Halifax is the heart of the Marine circulatory system. And serving Halifax with fish for re-shipment, are innumerable little Havens and Outports, all up and down Saint Margaret’s Bay, Spry Bay, the Gut of Canso, and along the vast stretch reaching to Souris, P.E.I., and Havre Aubert in Les Madeleines. And in each of these little Outports there is, of course, a family behind every little “dory”. The morning greeting among all these people is not, “Good Day!” but, “How’s Fish?” To these coastal families, Halifax is not a mere cold city of business, but a “mother” to whom they can turn with the catch, be it great or small, and ask bread.

And so, in a morning spent on the Halifax waterfront, the lifting fog reveals schooner after schooner snugly riding against the old wet piers that artists love, or idly floating into dock amid harbour reflections, weathered spars and mildewed sails a-drip. Sometimes there is a clump of these schooners hitched together, all discharging at the same time. So in a single morning at a fish-receiving wharf here, we have chatted with skipper from Newfoundland, skipper from the Madeleine Islands in the Gulf, and skipper from Prince Edward Island, and not moved from the one dock.

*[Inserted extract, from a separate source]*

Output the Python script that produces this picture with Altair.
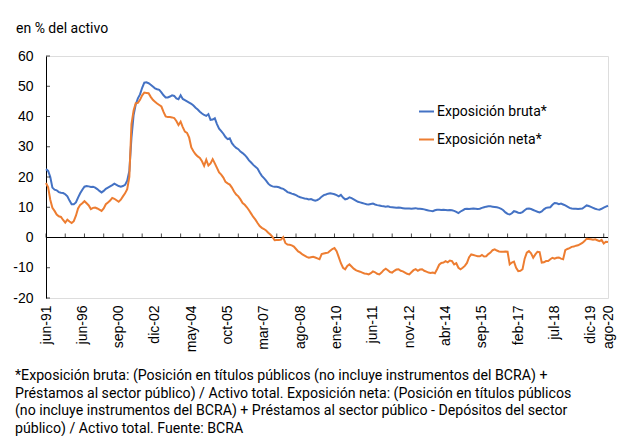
import altair as alt
import pandas as pd

# Category labels shown on the x axis (every 17th observation, plus the last one)
tick_labels = ["jun-91", "jun-96", "sep-00", "dic-02", "may-04", "oct-05", "mar-07",
               "ago-08", "ene-10", "jun-11", "nov-12", "abr-14", "sep-15", "feb-17",
               "jul-18", "dic-19", "ago-20"]
tick_index = [0, 17, 34, 51, 68, 85, 102, 119, 136, 153, 170, 187, 204, 221, 238, 255, 263]

series_names = ["Exposición bruta*", "Exposición neta*"]
series_colors = ["#4472C4", "#ED7D31"]

bruta = [
    22.6, 22.0, 20.0, 16.5, 15.8, 15.6, 15.0, 14.8, 14.7, 14.3, 13.6, 12.2, 11.0, 11.0, 11.6, 13.2,
    14.6, 15.8, 16.8, 17.0, 16.9, 16.7, 16.8, 16.5, 16.0, 15.4, 14.9, 15.4, 16.1, 16.5, 16.9, 17.3,
    17.8, 17.4, 17.0, 16.8, 17.0, 17.4, 18.8, 22.0, 33.0, 40.5, 44.0, 46.0, 47.3, 49.5, 51.2, 51.3,
    51.0, 50.5, 49.9, 49.3, 49.0, 48.8, 48.0, 47.0, 46.3, 46.3, 46.6, 47.0, 46.8, 46.0, 45.7, 47.0,
    45.8, 45.4, 45.0, 44.6, 44.2, 43.6, 42.9, 42.3, 41.6, 41.0, 40.5, 40.2, 40.8, 38.9, 39.0, 39.4,
    37.5, 36.0, 35.2, 34.3, 33.2, 32.5, 32.8, 31.2, 30.3, 29.6, 29.2, 28.4, 27.9, 27.3, 26.5, 25.5,
    24.8, 24.0, 23.4, 22.8, 21.5, 20.4, 19.6, 18.8, 17.8, 17.2, 16.9, 16.8, 16.8, 16.6, 16.3, 16.1,
    15.6, 15.0, 14.8, 14.5, 14.3, 14.0, 13.6, 13.3, 13.1, 12.9, 12.8, 12.6, 12.7, 12.4, 12.2, 12.4,
    12.8, 13.5, 14.0, 14.2, 14.5, 14.6, 14.5, 14.3, 14.0, 13.6, 14.1, 13.2, 12.6, 12.8, 13.3, 13.0,
    12.6, 12.2, 11.8, 11.6, 11.4, 11.2, 11.0, 10.9, 11.1, 11.2, 10.9, 10.7, 10.6, 10.4, 10.3, 10.2,
    10.3, 10.1, 10.0, 9.9, 9.8, 9.9, 9.8, 9.7, 9.6, 9.6, 9.6, 9.5, 9.6, 9.7, 9.5, 9.5,
    9.4, 9.3, 9.1, 8.9, 8.8, 8.7, 9.0, 9.2, 9.2, 9.1, 9.2, 9.1, 9.0, 9.1, 9.0, 8.8,
    8.5, 8.1, 8.6, 9.0, 9.4, 9.5, 9.4, 9.5, 9.6, 9.5, 9.4, 9.5, 9.8, 10.0, 10.2, 10.3,
    10.3, 10.2, 10.1, 10.0, 9.8, 9.5, 9.0, 8.3, 7.8, 7.6, 8.0, 8.7, 8.5, 8.2, 8.1, 8.4,
    9.0, 9.5, 9.6, 9.4, 9.1, 8.8, 8.5, 8.3, 8.6, 9.3, 9.8, 9.9, 10.0, 10.8, 11.4, 11.3,
    11.0, 11.2, 10.9, 10.6, 10.2, 9.8, 9.6, 9.5, 9.5, 9.4, 9.5, 9.6, 10.1, 10.6, 10.4, 10.1,
    9.8, 9.5, 9.3, 9.2, 9.5, 9.9, 10.2, 10.5,
]

neta = [
    18.0, 16.6, 12.5, 9.8, 8.8, 7.6, 7.0, 6.8, 5.8, 4.9, 5.9, 5.3, 4.8, 5.4, 7.2, 9.6,
    10.8, 11.3, 12.0, 11.3, 10.6, 9.4, 9.8, 9.9, 9.6, 9.2, 8.8, 9.6, 11.0, 11.6, 12.2, 13.1,
    12.8, 12.3, 11.8, 12.5, 13.6, 14.6, 16.0, 20.0, 37.5, 42.0, 44.4, 44.5, 45.5, 47.0, 47.9, 47.8,
    47.7, 46.5, 45.5, 44.9, 44.3, 43.8, 43.3, 41.5, 40.0, 39.8, 39.8, 39.7, 39.5, 38.5, 37.2, 38.3,
    36.5, 35.0, 34.6, 33.0, 29.8, 28.5, 27.5, 26.8, 26.3, 25.2, 23.7, 25.7, 23.8, 24.5, 25.9, 24.5,
    23.0, 21.5, 20.8, 19.8, 18.4, 17.9, 17.5, 16.5, 15.2, 14.2, 13.6, 12.6, 11.4, 10.8, 10.0, 9.0,
    7.9, 6.8, 5.9, 4.8, 3.8, 3.2, 2.8, 2.3, 1.6, 1.0, 0.2, -0.9, -0.8, -0.8, -0.7, 0.1,
    -1.8, -2.3, -2.4, -2.6, -3.0, -3.8, -4.6, -5.0, -5.6, -6.0, -6.4, -6.7, -6.5, -6.4, -6.6, -6.9,
    -7.2, -5.5, -5.3, -5.1, -5.0, -4.4, -3.8, -3.5, -4.5, -6.5, -8.5, -10.0, -10.5, -9.4, -8.9, -9.6,
    -10.3, -10.8, -11.1, -11.3, -11.6, -11.9, -12.0, -12.2, -11.8, -11.2, -11.5, -12.0, -12.2, -11.6, -10.8, -10.3,
    -10.8, -11.4, -11.6, -11.0, -10.6, -10.5, -11.0, -11.2, -11.6, -12.0, -12.2, -11.5, -10.8, -10.5, -11.0, -10.6,
    -10.5, -11.0, -11.3, -11.6, -11.7, -11.6, -11.8, -10.5, -9.0, -8.4, -8.3, -7.8, -8.2, -7.6, -7.8, -8.9,
    -8.5, -10.0, -10.5, -10.0, -9.4, -8.4, -6.5, -5.6, -5.8, -6.0, -6.2, -6.2, -5.8, -6.3, -6.2, -5.5,
    -5.0, -4.2, -3.9, -4.3, -4.6, -4.7, -4.7, -4.6, -4.7, -8.9, -8.3, -8.0, -10.0, -11.1, -11.0, -10.5,
    -7.0, -5.0, -4.5, -5.2, -6.7, -5.6, -4.7, -4.8, -8.3, -8.2, -7.8, -7.8, -7.2, -6.7, -7.0, -6.7,
    -6.6, -7.0, -7.2, -4.2, -3.8, -3.5, -3.1, -3.0, -2.7, -2.6, -2.2, -1.8, -1.2, -0.4, -0.5, -0.6,
    -0.7, -0.6, -0.9, -1.2, -0.8, -2.0, -1.4, -1.5,
]

y_ticks = [60, 50, 40, 30, 20, 10, 0, -10, -20]
x_minor_ticks = list(range(0, 264, 9))

footnote = [
    "*Exposición bruta: (Posición en títulos públicos (no incluye instrumentos del BCRA) +",
    "Préstamos al sector público) / Activo total. Exposición neta: (Posición en títulos públicos",
    "(no incluye instrumentos del BCRA) + Préstamos al sector público - Depósitos del sector",
    "público) / Activo total. Fuente: BCRA",
]

n = len(bruta)
df = pd.DataFrame({
    "i": list(range(n)) * 2,
    "valor": bruta + neta,
    "serie": [series_names[0]] * n + [series_names[1]] * len(neta),
})

label_expr = "".join(
    f"datum.value == {k} ? '{lab}' : " for k, lab in zip(tick_index, tick_labels)
) + "''"

x_scale = alt.Scale(domain=[0, n - 1], nice=False, zero=False)
y_scale = alt.Scale(domain=[-20, 60], nice=False)

lines = alt.Chart(df).mark_line(strokeWidth=2).encode(
    x=alt.X("i:Q", scale=x_scale,
            axis=alt.Axis(values=tick_index, labelExpr=label_expr, labelAngle=270,
                          labelAlign="right", labelBaseline="middle", domain=False,
                          ticks=False, grid=False, title=None, labelPadding=7,
                          labelFont="Liberation Sans", labelFontSize=14,
                          labelColor="#000000", labelOverlap=False,
                          labelFlush=False, labelBound=False)),
    y=alt.Y("valor:Q", scale=y_scale,
            axis=alt.Axis(values=y_ticks, labelExpr="'' + datum.value",
                          domain=True, domainColor="#000000",
                          ticks=False, grid=False, title=None, labelPadding=13,
                          labelFont="Liberation Sans", labelFontSize=14,
                          labelColor="#000000", labelOverlap=False,
                          labelFlush=False, labelBound=False)),
    color=alt.Color("serie:N",
                    scale=alt.Scale(domain=series_names, range=series_colors),
                    legend=alt.Legend(orient="none", legendX=372, legendY=47,
                                      title=None, symbolType="stroke", symbolSize=225,
                                      symbolStrokeWidth=2, labelFont="Roboto",
                                      labelFontSize=14, labelColor="#000000",
                                      rowPadding=12, labelOffset=2)),
)

zero_df = pd.DataFrame({"cero": [0]})
zero_line = alt.Chart(zero_df).mark_rule(color="#000000", strokeWidth=1).encode(
    y=alt.Y("cero:Q", scale=y_scale, axis=None)
)

ytick_df = pd.DataFrame({"v": y_ticks})
ytick_marks = alt.Chart(ytick_df).mark_tick(color="#000000", size=4, thickness=1,
                                            orient="horizontal").encode(
    y=alt.Y("v:Q", scale=y_scale, axis=None),
    x=alt.value(2),
)

xtick_df = pd.DataFrame({"i": x_minor_ticks, "cero": [0] * len(x_minor_ticks)})
xtick_marks = alt.Chart(xtick_df).mark_tick(color="#000000", size=4, thickness=1,
                                            orient="vertical", yOffset=-2).encode(
    x=alt.X("i:Q", scale=x_scale, axis=None),
    y=alt.Y("cero:Q", scale=y_scale, axis=None),
)

unit_text = alt.Chart(zero_df).mark_text(
    text="en % del activo", font="Roboto", fontSize=14, color="#000000",
    align="left", baseline="alphabetic"
).encode(x=alt.value(-30), y=alt.value(-23.5))

foot_text = alt.Chart(zero_df).mark_text(
    text=footnote, font="Roboto", fontSize=14.15, color="#000000",
    align="left", baseline="alphabetic", lineHeight=17.7
).encode(x=alt.value(-31), y=alt.value(324))

chart = alt.layer(
    zero_line, lines, xtick_marks, ytick_marks, unit_text, foot_text
).resolve_axis(
    x="independent", y="independent"
).properties(
    width=562, height=242,
    autosize=alt.AutoSizeParams(type="none"),
    padding={"left": 38, "top": 48, "right": 9, "bottom": 140},
).configure_view(stroke=None).configure(background="#ffffff")

chart.save("out.html", embed_options={"renderer": "svg", "actions": False})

Codfish overflows the roofs in the final stages of the drying, and lies upturned to the sun almost under the shadow of city cathedrals. And here on the wharves is an army of men and boys, the coopers and brine-mixers, moving about from barrel to barrel of mackerel, mending leaks and otherwise putting them in shape for trans-shipment; and over there, overflowing the basement of some old warehouse, the half and whole drums, called-for by the cod a-drying on the roof. Old scales are trundled back and forth to this schooner and that, as the flying cod hurtles through the air, hurled by some unseen hand at work in the hold of the “Nancy Ann”, “The Village Leaf”, or the schooner, “Passport.”